-- Start --
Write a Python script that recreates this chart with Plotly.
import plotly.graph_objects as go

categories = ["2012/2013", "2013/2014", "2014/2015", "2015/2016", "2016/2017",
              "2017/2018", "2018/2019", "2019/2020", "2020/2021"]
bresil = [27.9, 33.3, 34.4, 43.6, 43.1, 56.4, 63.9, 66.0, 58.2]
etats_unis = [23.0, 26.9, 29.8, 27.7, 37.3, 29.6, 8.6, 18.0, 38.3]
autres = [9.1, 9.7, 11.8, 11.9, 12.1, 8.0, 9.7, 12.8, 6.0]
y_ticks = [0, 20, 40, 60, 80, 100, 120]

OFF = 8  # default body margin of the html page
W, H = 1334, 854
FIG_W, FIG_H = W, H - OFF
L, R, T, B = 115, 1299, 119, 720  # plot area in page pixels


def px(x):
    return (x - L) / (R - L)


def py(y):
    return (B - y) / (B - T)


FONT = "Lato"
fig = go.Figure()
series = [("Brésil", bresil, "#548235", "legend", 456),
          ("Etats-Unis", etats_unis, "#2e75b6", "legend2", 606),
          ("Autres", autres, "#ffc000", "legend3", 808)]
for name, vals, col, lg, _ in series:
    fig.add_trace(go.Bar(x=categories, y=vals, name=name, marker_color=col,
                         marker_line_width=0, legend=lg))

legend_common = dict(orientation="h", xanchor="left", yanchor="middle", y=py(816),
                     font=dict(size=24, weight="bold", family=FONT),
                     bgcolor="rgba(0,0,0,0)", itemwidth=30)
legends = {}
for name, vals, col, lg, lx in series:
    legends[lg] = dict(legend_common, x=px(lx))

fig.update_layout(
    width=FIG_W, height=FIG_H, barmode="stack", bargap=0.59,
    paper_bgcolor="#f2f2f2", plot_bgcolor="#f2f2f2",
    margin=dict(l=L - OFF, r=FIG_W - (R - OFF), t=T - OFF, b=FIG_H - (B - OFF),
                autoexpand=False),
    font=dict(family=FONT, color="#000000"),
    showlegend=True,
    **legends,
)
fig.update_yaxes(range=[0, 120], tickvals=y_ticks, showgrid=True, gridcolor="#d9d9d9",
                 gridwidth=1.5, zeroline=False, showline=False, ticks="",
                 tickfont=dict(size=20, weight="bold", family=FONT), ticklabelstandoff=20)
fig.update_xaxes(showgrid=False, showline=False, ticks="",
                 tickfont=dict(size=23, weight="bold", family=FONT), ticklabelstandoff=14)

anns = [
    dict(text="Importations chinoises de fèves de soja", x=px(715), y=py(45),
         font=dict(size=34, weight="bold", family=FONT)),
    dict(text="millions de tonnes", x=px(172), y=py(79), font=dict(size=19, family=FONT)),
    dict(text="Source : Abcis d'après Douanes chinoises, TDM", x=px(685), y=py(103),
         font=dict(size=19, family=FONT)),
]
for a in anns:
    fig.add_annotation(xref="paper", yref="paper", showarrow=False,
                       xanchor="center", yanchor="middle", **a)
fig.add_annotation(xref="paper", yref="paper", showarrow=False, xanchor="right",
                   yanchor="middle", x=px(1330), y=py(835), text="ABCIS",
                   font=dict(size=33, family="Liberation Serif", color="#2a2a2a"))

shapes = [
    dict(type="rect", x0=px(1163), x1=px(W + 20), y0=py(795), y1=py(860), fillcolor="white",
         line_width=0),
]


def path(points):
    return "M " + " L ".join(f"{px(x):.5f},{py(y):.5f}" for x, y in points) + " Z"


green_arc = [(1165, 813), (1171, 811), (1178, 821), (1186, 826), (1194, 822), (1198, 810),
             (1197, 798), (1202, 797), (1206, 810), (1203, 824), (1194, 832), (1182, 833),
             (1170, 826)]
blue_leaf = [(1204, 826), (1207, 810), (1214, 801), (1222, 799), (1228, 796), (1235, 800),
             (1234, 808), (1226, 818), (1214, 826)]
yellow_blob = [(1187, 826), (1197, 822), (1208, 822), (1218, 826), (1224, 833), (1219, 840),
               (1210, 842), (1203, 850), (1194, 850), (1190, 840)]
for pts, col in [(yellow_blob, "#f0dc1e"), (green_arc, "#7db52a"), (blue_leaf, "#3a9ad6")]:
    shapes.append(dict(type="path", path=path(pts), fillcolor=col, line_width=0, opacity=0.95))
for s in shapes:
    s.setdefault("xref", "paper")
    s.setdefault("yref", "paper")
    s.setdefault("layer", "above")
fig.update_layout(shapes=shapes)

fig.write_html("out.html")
-- End --
◆ **Task prompt**:
In this exercise, copy only the lines from the opening line of the material through the line where "import plotly.graph_objects as go" appears.

◆ **Final answer**:
Write a Python script that recreates this chart with Plotly.
import plotly.graph_objects as go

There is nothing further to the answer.